Obviously, neither the Israeli PM nor
most Congressional Republicans trust the words or the intentions of the Iranian
government. Even worse, apparently, Congressional
Republicans along with Mr. Netanyahu distrust either the intelligence or the
judgment of President Obama and the leaders of four other nations who are
involved in the negotiations with Iran, all of whom desire considerable
leverage over Iran’s use of nuclear energy.
On the morning of Tuesday, March 3rd,
Prime Minister Netanyahu was received and heard by Congress. Then came the second bomb in the GOP’s
political arsenal, a letter composed on March 11th to the Iranians informing
them that in the absence of an agreement acceptable by Congress, any such
treaty could be abrogated by the United States with the stroke of a future
president’s pen. (Note: That would, of course, be the pen of a future
Republican President!)
Another aspect of this matter is that
the American Republican elephant is sticking his long nose into the political
affairs of Israel. Such intervention is
welcomed by candidate Netanyahu. However, should he be unseated in tomorrow’s
election, hopefully the GOP would have the good sense to be just a little
embarrassed. I wouldn’t count on it
though!
I find little principle in the GOP’s
actions. To begin with, if there is no
agreement by March 31st, the negotiations are likely to stall and the status
quo will remain in place. On the other
hand, if there is an agreement, it will be the kind of arrangement that
automatically falls apart should Iran be caught violating its provisions.
Obviously, Prime Minister Netanyahu
wants no agreement with the current Iranian government. He wants the option to destroy Iran’s nuclear
capacity for energy as well as for creating nuclear weapons.
A less obvious reality is that even if
GOP leaders are successful in assisting candidate Netanyahu in his re-election
bid, they would ultimately be undermining their own potential authority should
one of them soon wield the the presidential pen.

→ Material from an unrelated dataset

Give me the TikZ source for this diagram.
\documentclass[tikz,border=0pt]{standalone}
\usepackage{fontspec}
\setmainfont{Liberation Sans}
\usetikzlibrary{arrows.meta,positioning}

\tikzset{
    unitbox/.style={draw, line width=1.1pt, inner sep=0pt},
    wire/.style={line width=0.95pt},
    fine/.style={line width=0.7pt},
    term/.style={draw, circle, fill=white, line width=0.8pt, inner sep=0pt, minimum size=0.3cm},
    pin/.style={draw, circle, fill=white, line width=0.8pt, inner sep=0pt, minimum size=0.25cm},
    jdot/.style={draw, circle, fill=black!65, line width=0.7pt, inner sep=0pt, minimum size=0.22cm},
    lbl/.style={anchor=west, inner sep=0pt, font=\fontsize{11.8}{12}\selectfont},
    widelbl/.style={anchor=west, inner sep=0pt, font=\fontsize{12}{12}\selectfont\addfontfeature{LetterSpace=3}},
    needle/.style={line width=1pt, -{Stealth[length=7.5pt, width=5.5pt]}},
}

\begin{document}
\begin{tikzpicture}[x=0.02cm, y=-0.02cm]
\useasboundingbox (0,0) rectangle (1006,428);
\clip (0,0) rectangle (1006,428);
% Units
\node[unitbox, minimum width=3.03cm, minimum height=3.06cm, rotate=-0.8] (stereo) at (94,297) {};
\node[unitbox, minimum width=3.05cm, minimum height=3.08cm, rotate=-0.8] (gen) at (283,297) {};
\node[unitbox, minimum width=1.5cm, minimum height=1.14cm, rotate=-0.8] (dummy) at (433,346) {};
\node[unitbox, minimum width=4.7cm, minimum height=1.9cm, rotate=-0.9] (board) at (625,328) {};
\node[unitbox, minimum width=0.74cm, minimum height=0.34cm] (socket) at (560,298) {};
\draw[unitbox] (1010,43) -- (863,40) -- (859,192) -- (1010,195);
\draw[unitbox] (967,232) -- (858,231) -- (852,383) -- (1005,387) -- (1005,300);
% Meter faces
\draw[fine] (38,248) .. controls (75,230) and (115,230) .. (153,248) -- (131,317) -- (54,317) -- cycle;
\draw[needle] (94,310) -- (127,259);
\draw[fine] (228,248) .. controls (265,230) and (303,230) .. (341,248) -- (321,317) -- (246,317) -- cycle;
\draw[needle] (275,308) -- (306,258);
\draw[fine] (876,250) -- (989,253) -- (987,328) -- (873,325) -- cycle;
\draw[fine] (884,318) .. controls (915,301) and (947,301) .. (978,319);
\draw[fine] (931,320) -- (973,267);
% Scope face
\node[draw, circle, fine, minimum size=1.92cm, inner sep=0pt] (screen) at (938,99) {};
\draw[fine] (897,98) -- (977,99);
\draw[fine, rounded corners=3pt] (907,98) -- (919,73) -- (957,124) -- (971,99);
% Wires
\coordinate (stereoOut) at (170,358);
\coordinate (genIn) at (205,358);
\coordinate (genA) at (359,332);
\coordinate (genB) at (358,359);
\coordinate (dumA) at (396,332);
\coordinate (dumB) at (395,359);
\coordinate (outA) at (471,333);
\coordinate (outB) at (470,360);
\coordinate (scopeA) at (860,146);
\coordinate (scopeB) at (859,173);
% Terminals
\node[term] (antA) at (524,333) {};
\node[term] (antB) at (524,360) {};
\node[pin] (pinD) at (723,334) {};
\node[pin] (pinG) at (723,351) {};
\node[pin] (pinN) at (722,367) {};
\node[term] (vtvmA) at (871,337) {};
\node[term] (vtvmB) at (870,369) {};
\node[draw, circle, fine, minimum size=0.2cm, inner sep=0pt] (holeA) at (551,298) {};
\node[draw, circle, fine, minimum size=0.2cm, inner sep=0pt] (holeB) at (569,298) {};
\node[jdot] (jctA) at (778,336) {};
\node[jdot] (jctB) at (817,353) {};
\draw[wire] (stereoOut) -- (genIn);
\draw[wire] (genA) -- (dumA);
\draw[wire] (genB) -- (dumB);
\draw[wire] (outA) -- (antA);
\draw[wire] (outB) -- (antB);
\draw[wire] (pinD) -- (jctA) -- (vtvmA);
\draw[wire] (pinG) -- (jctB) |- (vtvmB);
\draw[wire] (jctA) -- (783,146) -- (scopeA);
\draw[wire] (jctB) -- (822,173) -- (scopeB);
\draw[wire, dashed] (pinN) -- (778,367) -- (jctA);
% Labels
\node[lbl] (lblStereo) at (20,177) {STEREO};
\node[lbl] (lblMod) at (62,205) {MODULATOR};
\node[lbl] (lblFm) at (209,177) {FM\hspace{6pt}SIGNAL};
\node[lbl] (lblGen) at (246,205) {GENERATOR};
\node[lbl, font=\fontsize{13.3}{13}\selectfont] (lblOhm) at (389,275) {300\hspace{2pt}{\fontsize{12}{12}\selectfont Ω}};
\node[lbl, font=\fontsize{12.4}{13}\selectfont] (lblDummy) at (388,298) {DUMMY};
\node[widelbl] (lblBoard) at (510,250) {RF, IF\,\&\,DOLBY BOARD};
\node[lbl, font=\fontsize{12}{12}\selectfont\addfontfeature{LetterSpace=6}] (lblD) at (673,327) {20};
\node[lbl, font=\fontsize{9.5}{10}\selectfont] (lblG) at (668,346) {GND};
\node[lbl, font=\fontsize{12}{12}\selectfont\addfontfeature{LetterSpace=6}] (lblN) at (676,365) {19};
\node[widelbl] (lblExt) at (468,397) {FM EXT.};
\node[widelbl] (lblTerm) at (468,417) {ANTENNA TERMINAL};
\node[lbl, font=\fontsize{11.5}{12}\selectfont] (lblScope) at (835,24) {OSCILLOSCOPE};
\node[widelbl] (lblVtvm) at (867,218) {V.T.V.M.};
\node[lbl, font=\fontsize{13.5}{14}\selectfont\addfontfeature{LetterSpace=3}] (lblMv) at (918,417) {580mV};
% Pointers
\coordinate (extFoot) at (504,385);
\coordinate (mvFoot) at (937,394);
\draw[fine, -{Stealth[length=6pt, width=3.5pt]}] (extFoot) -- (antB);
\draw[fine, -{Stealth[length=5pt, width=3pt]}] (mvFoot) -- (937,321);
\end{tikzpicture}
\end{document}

Both political parties have time and
time again violated the idea that in foreign policy politics ought to cease at
the water’s edge. However, I can find no
instance in history when the party held by Congress invited the head of a
foreign government to address it, thus deliberately insulting the President of
the United States.
What do you suppose would have been the
Republican response had Congressional Democrats in 1987 invited Nicaraguan
President Daniel Ortega to address it in the wake of the Iran Contra
scandal? While Democrats were
sympathetic to the Ortega government, I’m guessing we might well have heard the
“T” word invoked to describe Speaker Jim Wright had he extended such an
invitaton. He was eventually driven from office by an outraged Newt Gingrich
who in turn would himself be driven from office, guilty of Speaker Wright’s sin
a decade later. However, that’s another
story for another time.
The real issue, however, is the tragedy
of this Republican perfidy. Eventually,
we will elect a Republican president.
Due to the undeserved and outrageous treatment of, and contempt for,
President Obama, Republicans have given permission to future presidential
critics to humiliate every president from here on.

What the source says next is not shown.